Retype only what runs from the beginning of the data through the line with "0.026, 0.025, 0.021];"; please omit the pictures and keep every line exact.

___ SOURCE MATERIAL

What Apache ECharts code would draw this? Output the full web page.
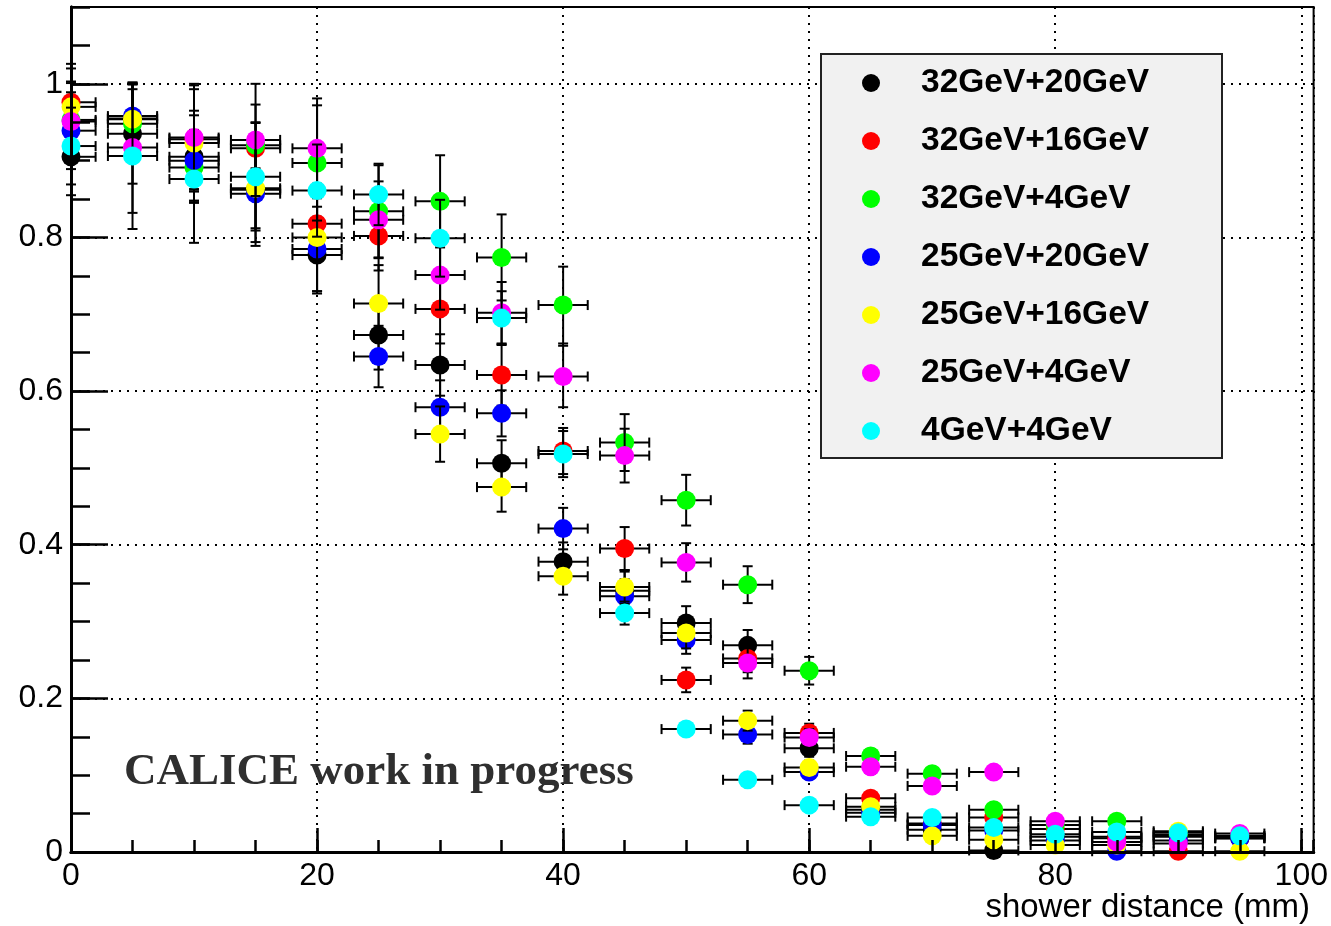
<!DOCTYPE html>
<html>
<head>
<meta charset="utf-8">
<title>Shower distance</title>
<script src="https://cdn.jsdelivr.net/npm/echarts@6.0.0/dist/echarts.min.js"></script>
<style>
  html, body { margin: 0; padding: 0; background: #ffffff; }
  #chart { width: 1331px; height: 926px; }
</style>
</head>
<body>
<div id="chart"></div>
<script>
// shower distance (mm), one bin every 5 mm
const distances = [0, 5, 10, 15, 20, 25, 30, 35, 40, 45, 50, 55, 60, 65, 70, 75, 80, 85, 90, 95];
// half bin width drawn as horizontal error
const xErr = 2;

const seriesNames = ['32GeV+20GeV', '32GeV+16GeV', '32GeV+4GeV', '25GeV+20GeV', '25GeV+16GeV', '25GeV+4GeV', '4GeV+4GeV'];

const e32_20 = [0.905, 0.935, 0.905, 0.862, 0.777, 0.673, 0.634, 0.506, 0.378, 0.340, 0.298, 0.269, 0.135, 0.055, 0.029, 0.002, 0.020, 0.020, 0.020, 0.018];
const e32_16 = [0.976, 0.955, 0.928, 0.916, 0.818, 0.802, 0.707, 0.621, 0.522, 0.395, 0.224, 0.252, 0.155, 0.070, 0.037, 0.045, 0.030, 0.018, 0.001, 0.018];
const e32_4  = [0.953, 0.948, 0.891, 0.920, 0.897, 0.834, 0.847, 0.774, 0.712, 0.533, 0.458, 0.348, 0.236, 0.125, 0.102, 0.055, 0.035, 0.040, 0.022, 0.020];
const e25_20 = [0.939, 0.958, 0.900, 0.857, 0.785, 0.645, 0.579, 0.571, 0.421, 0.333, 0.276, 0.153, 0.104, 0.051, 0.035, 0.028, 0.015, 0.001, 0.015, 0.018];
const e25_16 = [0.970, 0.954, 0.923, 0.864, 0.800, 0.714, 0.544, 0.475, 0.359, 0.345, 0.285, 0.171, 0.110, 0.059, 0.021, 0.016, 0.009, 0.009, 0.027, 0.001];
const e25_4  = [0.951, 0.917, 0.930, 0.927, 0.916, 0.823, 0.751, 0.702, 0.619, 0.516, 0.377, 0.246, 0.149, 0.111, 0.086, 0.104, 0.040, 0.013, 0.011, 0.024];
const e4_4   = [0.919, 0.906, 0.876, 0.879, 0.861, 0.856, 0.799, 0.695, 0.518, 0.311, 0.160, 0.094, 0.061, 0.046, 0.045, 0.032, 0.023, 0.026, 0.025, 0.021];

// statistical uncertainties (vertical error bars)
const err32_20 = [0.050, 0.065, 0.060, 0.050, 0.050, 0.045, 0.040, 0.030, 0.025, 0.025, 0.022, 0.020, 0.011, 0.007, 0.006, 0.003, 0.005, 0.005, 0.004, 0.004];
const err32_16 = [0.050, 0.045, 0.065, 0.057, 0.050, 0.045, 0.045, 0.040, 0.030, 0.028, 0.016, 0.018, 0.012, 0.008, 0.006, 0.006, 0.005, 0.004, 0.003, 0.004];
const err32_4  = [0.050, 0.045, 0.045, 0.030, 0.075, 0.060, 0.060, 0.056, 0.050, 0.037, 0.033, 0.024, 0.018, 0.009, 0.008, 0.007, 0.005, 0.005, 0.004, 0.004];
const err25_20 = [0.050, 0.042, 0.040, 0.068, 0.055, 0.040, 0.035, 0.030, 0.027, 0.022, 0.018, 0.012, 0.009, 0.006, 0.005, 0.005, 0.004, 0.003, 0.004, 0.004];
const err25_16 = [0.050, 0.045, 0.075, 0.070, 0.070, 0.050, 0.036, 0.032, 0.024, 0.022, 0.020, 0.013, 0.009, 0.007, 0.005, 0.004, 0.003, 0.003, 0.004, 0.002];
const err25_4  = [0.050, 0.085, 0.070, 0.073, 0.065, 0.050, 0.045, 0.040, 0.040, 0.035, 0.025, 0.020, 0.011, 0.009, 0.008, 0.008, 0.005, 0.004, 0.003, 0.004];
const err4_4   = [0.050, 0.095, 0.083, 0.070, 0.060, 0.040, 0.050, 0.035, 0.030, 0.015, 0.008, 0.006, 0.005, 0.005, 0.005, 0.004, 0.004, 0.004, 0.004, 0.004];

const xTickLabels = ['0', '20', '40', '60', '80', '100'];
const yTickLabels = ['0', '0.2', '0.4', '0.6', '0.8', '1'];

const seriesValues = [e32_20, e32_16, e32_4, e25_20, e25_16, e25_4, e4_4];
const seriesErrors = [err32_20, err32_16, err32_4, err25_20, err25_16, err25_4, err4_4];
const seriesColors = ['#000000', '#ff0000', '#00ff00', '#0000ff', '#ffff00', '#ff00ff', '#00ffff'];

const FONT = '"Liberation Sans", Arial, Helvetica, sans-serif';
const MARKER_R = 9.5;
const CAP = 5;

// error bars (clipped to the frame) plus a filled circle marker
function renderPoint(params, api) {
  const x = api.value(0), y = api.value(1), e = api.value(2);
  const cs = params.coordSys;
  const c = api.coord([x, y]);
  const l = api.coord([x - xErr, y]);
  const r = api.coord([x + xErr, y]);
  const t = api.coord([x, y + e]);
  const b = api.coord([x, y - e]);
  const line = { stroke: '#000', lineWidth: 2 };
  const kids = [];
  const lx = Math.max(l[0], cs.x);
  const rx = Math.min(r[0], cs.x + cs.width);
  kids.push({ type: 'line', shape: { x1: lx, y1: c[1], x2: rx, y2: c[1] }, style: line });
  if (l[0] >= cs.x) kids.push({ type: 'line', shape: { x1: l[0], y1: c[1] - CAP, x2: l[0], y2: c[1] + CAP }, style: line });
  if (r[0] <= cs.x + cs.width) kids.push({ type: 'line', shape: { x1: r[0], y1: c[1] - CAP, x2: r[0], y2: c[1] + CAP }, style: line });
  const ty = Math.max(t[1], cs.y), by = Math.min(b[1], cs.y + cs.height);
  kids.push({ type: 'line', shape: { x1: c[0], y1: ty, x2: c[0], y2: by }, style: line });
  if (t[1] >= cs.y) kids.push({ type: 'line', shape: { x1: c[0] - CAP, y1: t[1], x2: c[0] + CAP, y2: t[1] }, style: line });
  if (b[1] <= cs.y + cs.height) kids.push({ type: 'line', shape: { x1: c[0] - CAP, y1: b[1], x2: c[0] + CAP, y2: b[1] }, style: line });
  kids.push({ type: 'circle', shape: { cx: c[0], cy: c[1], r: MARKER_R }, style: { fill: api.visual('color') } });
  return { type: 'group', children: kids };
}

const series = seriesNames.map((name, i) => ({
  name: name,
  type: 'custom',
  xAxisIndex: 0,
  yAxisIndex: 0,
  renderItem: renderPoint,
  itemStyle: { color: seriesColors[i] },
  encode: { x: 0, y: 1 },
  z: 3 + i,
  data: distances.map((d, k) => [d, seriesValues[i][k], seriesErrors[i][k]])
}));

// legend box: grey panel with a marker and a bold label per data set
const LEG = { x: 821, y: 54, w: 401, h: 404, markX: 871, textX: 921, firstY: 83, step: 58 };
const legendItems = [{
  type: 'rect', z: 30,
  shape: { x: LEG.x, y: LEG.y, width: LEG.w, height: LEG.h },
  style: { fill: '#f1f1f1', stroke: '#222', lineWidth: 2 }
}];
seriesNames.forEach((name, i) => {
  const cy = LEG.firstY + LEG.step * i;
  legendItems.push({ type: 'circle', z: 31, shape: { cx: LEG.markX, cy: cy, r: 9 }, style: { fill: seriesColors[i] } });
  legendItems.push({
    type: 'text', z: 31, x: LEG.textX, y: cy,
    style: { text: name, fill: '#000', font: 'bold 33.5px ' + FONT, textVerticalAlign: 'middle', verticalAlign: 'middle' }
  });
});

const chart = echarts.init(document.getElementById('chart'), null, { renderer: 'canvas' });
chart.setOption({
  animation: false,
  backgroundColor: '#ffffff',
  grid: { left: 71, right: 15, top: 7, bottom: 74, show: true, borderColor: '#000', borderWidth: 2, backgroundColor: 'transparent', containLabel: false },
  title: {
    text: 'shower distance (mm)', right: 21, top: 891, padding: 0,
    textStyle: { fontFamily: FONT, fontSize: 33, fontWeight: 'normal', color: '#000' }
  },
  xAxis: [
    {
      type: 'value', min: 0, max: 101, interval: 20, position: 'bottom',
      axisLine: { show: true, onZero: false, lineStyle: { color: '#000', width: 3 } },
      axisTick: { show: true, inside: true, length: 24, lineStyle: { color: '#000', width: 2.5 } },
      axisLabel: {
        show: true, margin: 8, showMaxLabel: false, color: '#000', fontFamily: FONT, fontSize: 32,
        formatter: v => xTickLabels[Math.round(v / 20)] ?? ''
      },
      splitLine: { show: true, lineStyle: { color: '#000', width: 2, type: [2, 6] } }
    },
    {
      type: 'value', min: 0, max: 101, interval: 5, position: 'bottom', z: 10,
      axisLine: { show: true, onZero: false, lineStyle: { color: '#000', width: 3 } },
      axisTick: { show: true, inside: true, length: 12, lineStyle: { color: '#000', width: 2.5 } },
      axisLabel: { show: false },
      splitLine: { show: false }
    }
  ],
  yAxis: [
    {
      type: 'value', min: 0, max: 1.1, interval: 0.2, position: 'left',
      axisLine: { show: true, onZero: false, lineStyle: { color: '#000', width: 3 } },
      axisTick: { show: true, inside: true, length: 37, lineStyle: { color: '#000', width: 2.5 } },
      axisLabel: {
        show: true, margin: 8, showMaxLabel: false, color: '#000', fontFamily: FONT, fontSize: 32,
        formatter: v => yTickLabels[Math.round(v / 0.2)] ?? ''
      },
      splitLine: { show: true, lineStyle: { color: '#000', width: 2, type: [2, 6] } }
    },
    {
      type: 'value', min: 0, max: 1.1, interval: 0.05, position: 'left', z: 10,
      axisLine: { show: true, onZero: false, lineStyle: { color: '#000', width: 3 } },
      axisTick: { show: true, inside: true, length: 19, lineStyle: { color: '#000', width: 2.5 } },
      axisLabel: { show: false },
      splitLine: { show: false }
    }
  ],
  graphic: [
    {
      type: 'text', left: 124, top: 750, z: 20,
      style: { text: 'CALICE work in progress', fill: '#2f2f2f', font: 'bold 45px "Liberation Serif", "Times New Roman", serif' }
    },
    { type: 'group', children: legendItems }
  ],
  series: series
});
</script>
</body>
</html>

______

## [THE RESULT]
What Apache ECharts code would draw this? Output the full web page.
<!DOCTYPE html>
<html>
<head>
<meta charset="utf-8">
<title>Shower distance</title>
<script src="https://cdn.jsdelivr.net/npm/echarts@6.0.0/dist/echarts.min.js"></script>
<style>
  html, body { margin: 0; padding: 0; background: #ffffff; }
  #chart { width: 1331px; height: 926px; }
</style>
</head>
<body>
<div id="chart"></div>
<script>
// shower distance (mm), one bin every 5 mm
const distances = [0, 5, 10, 15, 20, 25, 30, 35, 40, 45, 50, 55, 60, 65, 70, 75, 80, 85, 90, 95];
// half bin width drawn as horizontal error
const xErr = 2;

const seriesNames = ['32GeV+20GeV', '32GeV+16GeV', '32GeV+4GeV', '25GeV+20GeV', '25GeV+16GeV', '25GeV+4GeV', '4GeV+4GeV'];

const e32_20 = [0.905, 0.935, 0.905, 0.862, 0.777, 0.673, 0.634, 0.506, 0.378, 0.340, 0.298, 0.269, 0.135, 0.055, 0.029, 0.002, 0.020, 0.020, 0.020, 0.018];
const e32_16 = [0.976, 0.955, 0.928, 0.916, 0.818, 0.802, 0.707, 0.621, 0.522, 0.395, 0.224, 0.252, 0.155, 0.070, 0.037, 0.045, 0.030, 0.018, 0.001, 0.018];
const e32_4  = [0.953, 0.948, 0.891, 0.920, 0.897, 0.834, 0.847, 0.774, 0.712, 0.533, 0.458, 0.348, 0.236, 0.125, 0.102, 0.055, 0.035, 0.040, 0.022, 0.020];
const e25_20 = [0.939, 0.958, 0.900, 0.857, 0.785, 0.645, 0.579, 0.571, 0.421, 0.333, 0.276, 0.153, 0.104, 0.051, 0.035, 0.028, 0.015, 0.001, 0.015, 0.018];
const e25_16 = [0.970, 0.954, 0.923, 0.864, 0.800, 0.714, 0.544, 0.475, 0.359, 0.345, 0.285, 0.171, 0.110, 0.059, 0.021, 0.016, 0.009, 0.009, 0.027, 0.001];
const e25_4  = [0.951, 0.917, 0.930, 0.927, 0.916, 0.823, 0.751, 0.702, 0.619, 0.516, 0.377, 0.246, 0.149, 0.111, 0.086, 0.104, 0.040, 0.013, 0.011, 0.024];
const e4_4   = [0.919, 0.906, 0.876, 0.879, 0.861, 0.856, 0.799, 0.695, 0.518, 0.311, 0.160, 0.094, 0.061, 0.046, 0.045, 0.032, 0.023, 0.026, 0.025, 0.021];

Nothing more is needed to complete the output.